Abstract

The reaction of the U.S. ruling class to the ferment of the 1960s partially relied on an intellectual foundation. It was not an unthinking, emotion-laden response, even when its public manifestations took populist form. The first wave of American neoconservative intellectuals came to prominence in the late 1960s and early 1970s, when the reaction was taking its form. Mainly born in the 1920s and 1930s, they include figures such as Irving Kristol, Norman Podhoretz, Nathan Glazer, Daniel Patrick Moynihan, Jeanne Kirkpatrick, Daniel Bell, and Gertrude Himmelfarb. Some had a left-liberal or Trotskyist past, which was fashionable in their youth during the 1930s and 1940s.
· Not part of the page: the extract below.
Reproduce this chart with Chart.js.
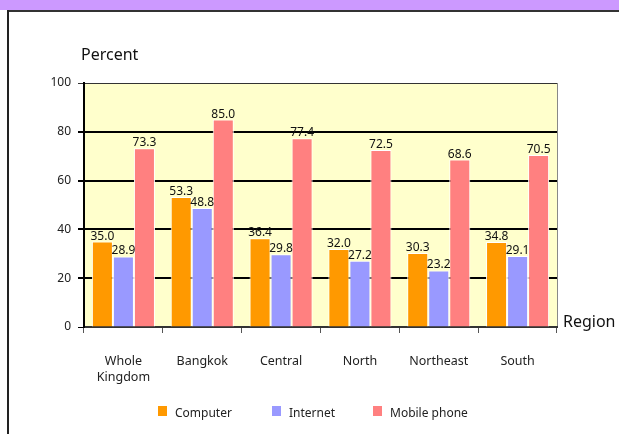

The neoconservatives rejected the Communism of their youth and the politics of the new left in the 1960s. Kristol (1995:6) cited the thought and work of Leo Strauss as basic to the neoconservative philosophy. Strauss is pivotal to neoconservatives because he taught many of the second generation, including significant advisers and administrators in the Reagan and Bush regimes such as Douglas Feith, Richard Perle, and Paul Wolfowitz. Another intellectual figure contributing to neoconservative philosophy but without direct influence on American politics was Carl Schmitt (Stern 2006:72), the leading Nazi jurist. The ruling-class reactionary program Lewis Powell outlined in his 1971 memorandum depended on neoconservative ideology, despite the fact that most members of the ruling class themselves held traditional conservative or liberal political ideas and values.